Once more, with fun colors.
Mount Fuji, if I recall correctly
More in-your-face line widths and blending modes.
As fun and occasionally beautiful as these images turn out to be, what kept bothering me is that most of the time my brain just couldn’t perceive a correct picture of elevation. The flows go downhill and converge into large streams, which makes sense conceptually and looks cool, but no matter what I did with colors or anything else, I could only see an inverted picture of the land. The prominent blank spaces—peaks and ridges—always looked like valleys areas.
It only dawned on me last week that a solution, if one was needed, is simply to draw lines the other way, going uphill from each contour. They start with even spacing at low elevations and begin to converge on ridgelines and summits. Finally I could see the structure of the terrain!
The same map extent drawn with lines running downhill (left) and uphill (right).
Around White Mountain Peak, California
This is still pretty experimental, and I’m not yet at the point of publishing anything, but eventually I’d like to share source code and have a thing like the contours tool or animated flow viewer where you can render a map for wherever you please. Right now it’s far too slow, and the code is borderline unreadable.
But for those interested, the gist of how this works is this:
- Get elevation data from terrain tiles and compute contours (as described in this post about the contours tool)
- Draw contours invisibly to SVG and use the
getPointAtLength method to find regularly spaced points along each contour line.
- From each of those points, start calculating a path up or downhill.
- Get the elevation and aspect at the point.
- Proceed to the next point in the direction of aspect (or opposite, for uphill) at some specified segment distance (usually 5 pixels or so).
- Repeat for the next point, and so on until an ending condition* is met.
- Calculate a mean aspect value for all the coordinates in the path. I use this for coloring each line according to the general direction in which it flows.
- Draw all paths to a canvas by feeding their coordinates to a d3 line generator with some curve interpolation applied.
* Paths could keep going until they reach the highest/lowest point or the edge of the screen, but I’ve found it best to limit them by imposing one or more conditions for ending:
- A maximum number of segments
- A maximum elevation change (e.g., a path can only climb/descend three contour intervals)

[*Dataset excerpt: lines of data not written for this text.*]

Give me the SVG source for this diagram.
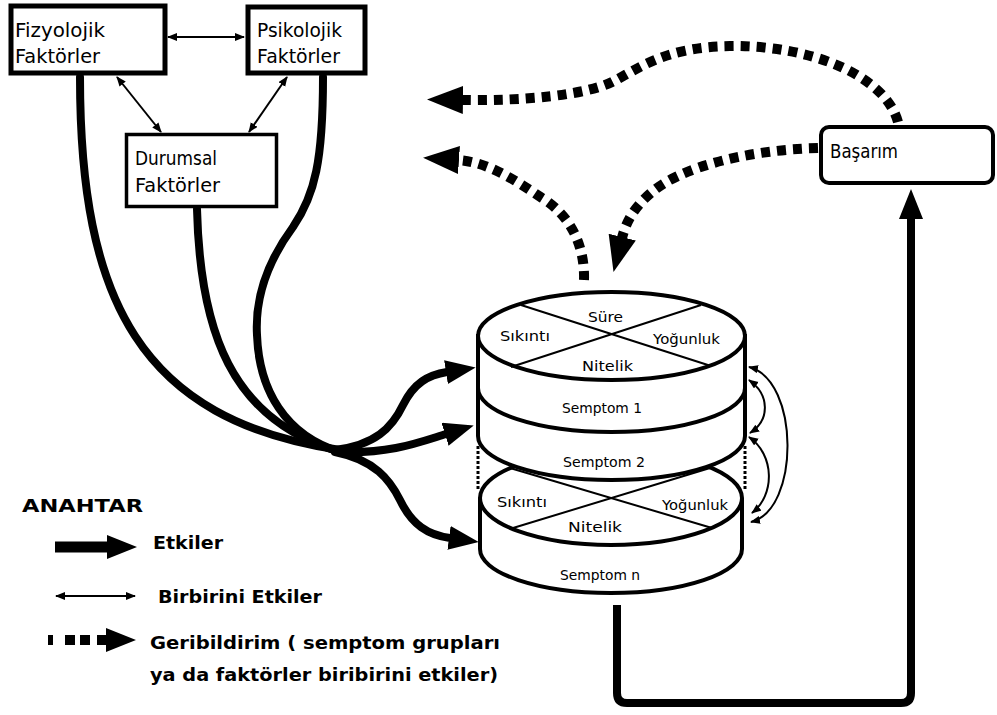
<svg xmlns="http://www.w3.org/2000/svg" width="997" height="715" viewBox="0 0 997 715">
<defs>
<style>
.box{fill:#fff;stroke:#000;stroke-width:5}
.thick{fill:none;stroke:#000;stroke-width:8;stroke-linecap:round}
.thin{fill:none;stroke:#000;stroke-width:2}
.dot{fill:none;stroke:#000;stroke-width:10;stroke-dasharray:9 7}
.disk{fill:#fff;stroke:#000;stroke-width:4}
.diag{fill:none;stroke:#000;stroke-width:2}
.nt{font-family:"DejaVu Sans",sans-serif;font-size:19px;fill:#000}
.dt{font-family:"DejaVu Sans",sans-serif;font-size:14px;fill:#000}
.lt{font-family:"DejaVu Sans",sans-serif;font-size:18px;font-weight:bold;fill:#000}
</style>
<marker id="big" markerUnits="userSpaceOnUse" markerWidth="32" markerHeight="26" refX="1" refY="12" orient="auto">
<path d="M0,0 L30,12 L0,24 Z" fill="#000"/>
</marker>
<marker id="fb" markerUnits="userSpaceOnUse" markerWidth="38" markerHeight="30" refX="1" refY="14" orient="auto">
<path d="M0,0 L36,14 L0,28 Z" fill="#000"/>
</marker>
<marker id="sm" markerUnits="userSpaceOnUse" markerWidth="12" markerHeight="10" refX="9" refY="4" orient="auto-start-reverse">
<path d="M0,0 L10,4 L0,8 Z" fill="#000"/>
</marker>
</defs>
<rect width="997" height="715" fill="#fff"/>

<g id="connectors">
<!-- thin mutual influence -->
<path class="thin" d="M168,37 L244,37" marker-start="url(#sm)" marker-end="url(#sm)"/>
<path class="thin" d="M117,77 L161,132" marker-start="url(#sm)" marker-end="url(#sm)"/>
<path class="thin" d="M287,77 L249,132" marker-start="url(#sm)" marker-end="url(#sm)"/>
<!-- thick influence curves -->
<path class="thick" d="M80,77 C80,300 140,420 340,450"/>
<path class="thick" d="M197,209 C200,330 230,420 340,452"/>
<path class="thick" d="M323,77 C323,160 315,195 293,227 C265,265 255,300 257,335 C259,390 285,435 340,452"/>
<path class="thick" d="M335,450 C375,445 392,428 403,405 C414,383 428,375 447,372" marker-end="url(#big)"/>
<path class="thick" d="M340,452 C390,454 420,442 446,434" marker-end="url(#big)"/>
<path class="thick" d="M335,452 C375,460 390,480 400,500 C412,525 428,535 450,538" marker-end="url(#big)"/>
<!-- bottom loop to Basarim -->
<path class="thick" style="stroke-linecap:butt" d="M617,605 L617,693 Q617,703 627,703 L901,703 Q911,703 911,693 L911,218" marker-end="url(#big)"/>
<!-- feedback dotted -->
<path class="dot" d="M898,122 C885,75 810,45 730,46 C665,47 640,68 612,82 C585,95 525,101 462,100" marker-end="url(#fb)"/>
<path class="dot" d="M818,148 C745,150 680,168 652,192 C634,207 626,222 622,238" marker-end="url(#fb)"/>
<path class="dot" d="M584,280 C585,245 570,215 542,198 C515,180 488,162 458,160" marker-end="url(#fb)"/>
<!-- symptom interactions -->
<path class="thin" d="M749,367 C800,380 800,510 751,522" marker-start="url(#sm)" marker-end="url(#sm)"/>
<path class="thin" d="M749,380 C770,395 770,420 750,433" marker-start="url(#sm)" marker-end="url(#sm)"/>
<path class="thin" d="M749,437 C775,455 775,495 752,513" marker-start="url(#sm)" marker-end="url(#sm)"/>
</g>

<g id="fizyolojik">
<rect class="box" x="11" y="6" width="154" height="67"/>
<text class="nt" x="15" y="37" textLength="90" lengthAdjust="spacingAndGlyphs">Fizyolojik</text>
<text class="nt" x="15" y="63" textLength="85" lengthAdjust="spacingAndGlyphs">Faktörler</text>
</g>

<g id="psikolojik">
<rect class="box" x="248" y="7" width="117" height="66"/>
<text class="nt" x="257" y="37" textLength="85" lengthAdjust="spacingAndGlyphs">Psikolojik</text>
<text class="nt" x="257" y="63" textLength="83" lengthAdjust="spacingAndGlyphs">Faktörler</text>
</g>

<g id="durumsal">
<rect class="box" style="stroke-width:3.5" x="126.5" y="134.5" width="150" height="72"/>
<text class="nt" x="135" y="165" textLength="82" lengthAdjust="spacingAndGlyphs">Durumsal</text>
<text class="nt" x="135" y="192" textLength="85" lengthAdjust="spacingAndGlyphs">Faktörler</text>
</g>

<g id="basarim">
<rect class="box" style="stroke-width:4" x="821" y="127" width="172" height="56" rx="8"/>
<text class="nt" x="830" y="158" textLength="68" lengthAdjust="spacingAndGlyphs">Başarım</text>
</g>

<g id="semptom-stack">
<!-- symptom n disk (behind) -->
<path class="disk" d="M480,498 L480,549 A131,44 0 0 0 742,549 L742,498"/>
<ellipse class="disk" cx="611" cy="498" rx="131" ry="47"/>
<path class="diag" d="M510,468 L712,528 M710,468 L513,528"/>
<!-- connecting dotted sides -->
<path fill="none" stroke="#000" stroke-width="3" stroke-dasharray="3 2" d="M478,446 L478,490 M745,446 L745,490"/>
<!-- top cylinder -->
<path class="disk" d="M478,336 L478,436 A133.5,44 0 0 0 745,436 L745,336 Z"/>
<path class="disk" style="fill:none" d="M478,388 A133.5,44 0 0 0 745,388"/>
<ellipse class="disk" cx="611.5" cy="336" rx="133.5" ry="44"/>
<path class="diag" d="M521,305 L711,366 M701,305 L511,367"/>
<text class="dt" x="588" y="322" textLength="35" lengthAdjust="spacingAndGlyphs">Süre</text>
<text class="dt" x="500" y="341" textLength="50" lengthAdjust="spacingAndGlyphs">Sıkıntı</text>
<text class="dt" x="653" y="344" textLength="67" lengthAdjust="spacingAndGlyphs">Yoğunluk</text>
<text class="dt" x="582" y="371" textLength="51" lengthAdjust="spacingAndGlyphs">Nitelik</text>
<text class="dt" x="562" y="413" textLength="80" lengthAdjust="spacingAndGlyphs">Semptom 1</text>
<text class="dt" x="563" y="467" textLength="82" lengthAdjust="spacingAndGlyphs">Semptom 2</text>
<text class="dt" x="497" y="507" textLength="50" lengthAdjust="spacingAndGlyphs">Sıkıntı</text>
<text class="dt" x="662" y="510" textLength="66" lengthAdjust="spacingAndGlyphs">Yoğunluk</text>
<text class="dt" x="568" y="532" textLength="54" lengthAdjust="spacingAndGlyphs">Nitelik</text>
<text class="dt" x="560" y="580" textLength="80" lengthAdjust="spacingAndGlyphs">Semptom n</text>
</g>

<g id="legend">
<text class="lt" x="22" y="512" textLength="121" lengthAdjust="spacingAndGlyphs">ANAHTAR</text>
<path fill="none" stroke="#000" stroke-width="11" d="M55,547 L108,547" marker-end="url(#big)"/>
<text class="lt" x="153" y="549" textLength="70" lengthAdjust="spacingAndGlyphs">Etkiler</text>
<path class="thin" d="M56,596 L135,596" marker-start="url(#sm)" marker-end="url(#sm)"/>
<text class="lt" x="158" y="603" textLength="164" lengthAdjust="spacingAndGlyphs">Birbirini Etkiler</text>
<path fill="none" stroke="#000" stroke-width="10" stroke-dasharray="5 12 10 5 10 7 20" d="M48,640 L107,640" marker-end="url(#big)"/>
<text class="lt" x="150" y="649" textLength="350" lengthAdjust="spacingAndGlyphs">Geribildirim ( semptom grupları</text>
<text class="lt" x="150" y="681" textLength="348" lengthAdjust="spacingAndGlyphs">ya da faktörler biribirini etkiler)</text>
</g>
</svg>
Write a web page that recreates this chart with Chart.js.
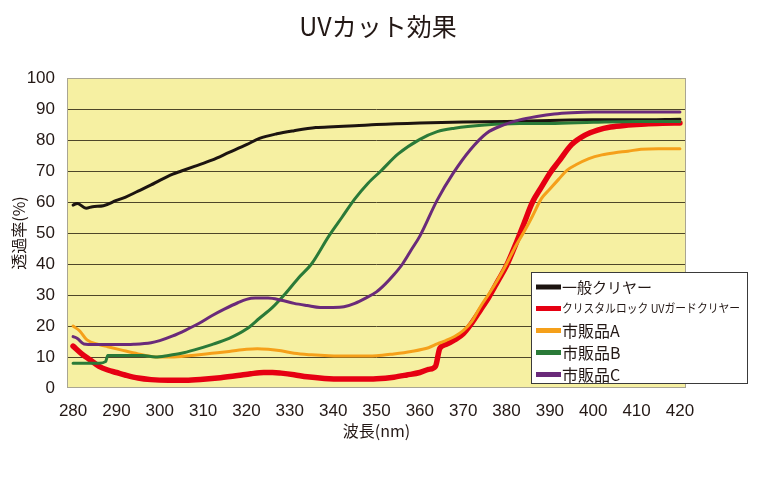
<!DOCTYPE html>
<html><head><meta charset="utf-8">
<script src="https://cdn.jsdelivr.net/npm/chart.js@4/dist/chart.umd.min.js"></script>
<style>html,body{margin:0;padding:0;background:#fff}</style>
</head><body>
<canvas id="c" width="760" height="500"></canvas>
<script>
const chartTitle = 'UVカット効果';
const xTitle = '波長(nm)';
const yTitle = '透過率(%)';
const xTicks = [280,290,300,310,320,330,340,350,360,370,380,390,400,410,420];
const seriesNames = ['一般クリヤー','クリスタルロック UVガードクリヤー','市販品A','市販品B','市販品C'];

const blackX = [280,281,283,284.5,287,290,292,295,298,300,303,305,308,312,316,320,323,327,331,336,340,345,350,360,370,380,390,400,410,420];
const blackY = [59,59.5,58,58.5,58.8,60.5,61.5,63.5,65.5,67,69,70,71.5,73.5,76,78.5,80.5,82,83,84,84.3,84.6,85,85.5,85.8,86,86.3,86.5,86.5,86.7];

const redX = [280,282,284,286,288,290,292,295,298,302,306,310,314,318,321,324,326,328,331,334,338,342,346,350,354,357,360,362,363.6,364.6,366,368,370,372,374,376,378,380,382,384,386,388,390,392,395,398,401,404,408,412,416,420];
const redY = [13.5,11,9,7,5.8,5,4.2,3.2,2.7,2.5,2.5,2.8,3.3,4,4.6,5,5,4.8,4.3,3.6,3.1,2.9,2.9,3,3.5,4.2,5,6,7,12.8,14,15.5,17.5,21,25.2,29.5,34.5,39.5,46,53,60,64.7,69.3,73,78.5,81.5,83.2,84.2,84.8,85.2,85.4,85.5];

const orangeX = [280,281.6,283.2,286,288,291,295,298.5,302,305,308,312,316,320,322.5,325,328,331,335,339,345,350,354,358,362,364,366,368,370,372,374,376,378,380,382,384,386,388,390,392,394,396,399,402,405,408,411,415,420];
const orangeY = [20,18.3,15.5,14,13.3,12.3,11,10.1,10,10.2,10.6,11.2,11.8,12.5,12.7,12.5,12,11.2,10.7,10.4,10.3,10.4,11,11.8,13,14.2,15.3,16.6,18.5,21.5,26.3,30.5,35,40,45.5,50.3,55.5,61,64.2,67.3,70.3,72,74,75.2,75.9,76.4,77,77.2,77.2];

const greenX = [280,283,286,287.5,288,292,296,299,302,305,308,312,316,320,323,326,329,332,335,339,342,345,348,351,355,360,364,368,375,383,390,400,410,420];
const greenY = [8,8,8,8.5,10.5,10.5,10.5,10,10.5,11.2,12.3,14,16,19,22.5,26,30.5,35.5,40,49,55,61,66,70,75.5,80.2,82.7,83.8,84.8,85.3,85.3,85.7,86,86];

const purpleX = [280,281,282.5,285,290,294,298,300,303,306,309,312,315,318,320,322,325,328,331,334,337,340,342.5,345,347.5,350,352,354,356,358,360,364,367.7,371.6,375.4,379.2,383,387,391,395,400,410,420];
const purpleY = [16.6,16,14.2,14,14,14.1,14.6,15.3,16.8,18.7,20.8,23.3,25.5,27.5,28.6,29,29,28.3,27.3,26.6,26,26,26.2,27.3,29,31,33.5,36.5,40,44.5,49,60.6,69.3,76.8,82.2,84.8,86.5,87.6,88.4,88.8,89,89,89];

const colors = ['#1c1410','#e60012','#f5a01a','#2a7a38','#6a2a7a'];
const widths = [3,5.5,3,3,3];

function pts(xs, ys){ return xs.map((x,i)=>({x:x, y:ys[i]})); }
const allX = [blackX, redX, orangeX, greenX, purpleX];
const allY = [blackY, redY, orangeY, greenY, purpleY];

const datasets = seriesNames.map((n,i)=>({
  label:n, data:pts(allX[i], allY[i]), borderColor:colors[i], backgroundColor:colors[i],
  borderWidth:widths[i], pointRadius:0, cubicInterpolationMode:'monotone',
  borderJoinStyle:'round', borderCapStyle:'round', order:5-i, fill:false
}));

const textColor = '#231815';
const jpFont = '"Noto Sans CJK JP", "Noto Sans", sans-serif';
const numFont = '"Liberation Sans", Arial, sans-serif';

const plotBg = {
  id:'plotBg',
  beforeDraw(chart){
    const {ctx, chartArea:a} = chart;
    ctx.save();
    ctx.fillStyle = '#f6f0a2';
    ctx.fillRect(a.left, a.top, a.right-a.left, a.bottom-a.top);
    ctx.restore();
  },
  beforeDatasetsDraw(chart){
    const {ctx, chartArea:a} = chart;
    ctx.save();
    ctx.strokeStyle = '#a9a593';
    ctx.lineWidth = 1;
    ctx.strokeRect(a.left+0.5, a.top+0.5, a.right-a.left-1, a.bottom-a.top-1);
    ctx.restore();
  }
};

const titleText = {
  id:'titleText',
  afterDraw(chart){
    const ctx = chart.ctx;
    ctx.save();
    ctx.fillStyle = textColor;
    ctx.font = '25px ' + jpFont;
    ctx.textAlign = 'center';
    ctx.textBaseline = 'middle';
    ctx.fillText(chartTitle, 378, 26);
    ctx.restore();
  }
};

const legendBox = {
  id:'legendBox',
  afterDraw(chart){
    const ctx = chart.ctx;
    const bx = 531, by = 272, bw = 217, bh = 112;
    ctx.save();
    ctx.fillStyle = '#ffffff';
    ctx.fillRect(bx, by, bw, bh);
    ctx.strokeStyle = '#3a3a3a';
    ctx.lineWidth = 1;
    ctx.strokeRect(bx+0.5, by+0.5, bw-1, bh-1);
    const rowsY = [287, 308.5, 330.5, 352.5, 374.5];
    const fonts = ['15px '+jpFont, '12px '+jpFont, '16px '+jpFont, '16px '+jpFont, '16px '+jpFont];
    chart.data.datasets.forEach((d,i)=>{
      const y = rowsY[i];
      ctx.strokeStyle = d.borderColor;
      ctx.lineWidth = 5;
      ctx.lineCap = 'butt';
      ctx.beginPath(); ctx.moveTo(536, y); ctx.lineTo(561, y); ctx.stroke();
      ctx.fillStyle = textColor;
      ctx.font = fonts[i];
      ctx.textBaseline = 'middle';
      ctx.textAlign = 'left';
      if (i === 1) ctx.fillText(d.label, 562, y, 178);
      else ctx.fillText(d.label, 562, y);
    });
    ctx.restore();
  }
};

new Chart(document.getElementById('c'), {
  type:'line',
  data:{datasets:datasets},
  plugins:[plotBg, titleText, legendBox],
  options:{
    responsive:false, animation:false, devicePixelRatio:1,
    layout:{padding:{left:0,right:74,top:78,bottom:0}},
    plugins:{
      legend:{display:false},
      tooltip:{enabled:false},
      title:{display:false}
    },
    scales:{
      x:{type:'linear', min:278.6, max:421.4,
        afterBuildTicks:s=>{ s.ticks = xTicks.map(v=>({value:v})); },
        afterFit:s=>{ s.height = 112; },
        grid:{display:false, drawTicks:false}, border:{display:false},
        ticks:{color:textColor, font:{family:numFont, size:17}, padding:13, autoSkip:false, maxRotation:0,
          callback:v=>String(v)},
        title:{display:true, text:xTitle, color:textColor, font:{family:jpFont, size:16, lineHeight:1.2}, padding:{top:0,bottom:59}}
      },
      y:{min:0, max:100,
        afterFit:s=>{ s.width = 67; },
        grid:{drawTicks:false, lineWidth:1,
          color:c=> (c.tick && (c.tick.value===0 || c.tick.value===100)) ? 'rgba(0,0,0,0)' : '#4e4628'},
        border:{display:false},
        ticks:{stepSize:10, color:textColor, font:{family:numFont, size:17}, padding:12},
        title:{display:true, text:yTitle, color:textColor, font:{family:jpFont, size:16, lineHeight:1.2}, padding:{top:9,bottom:0}}
      }
    }
  }
});
</script>
</body></html>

- A minimum distance traversed. Some paths otherwise get “stuck” and bounce back and forth in a confined space, resulting in distracting bright spots on the map.
After all that, it comes down to playing around with colors, blending, and some of the variables, as mentioned earlier. Should the lines be sparse or dense? Long or short? Thick or thin? Many of the images here represent my favorite settings, but it’s hard to stop trying different combinations—which is why the code is always “in progress” and messy!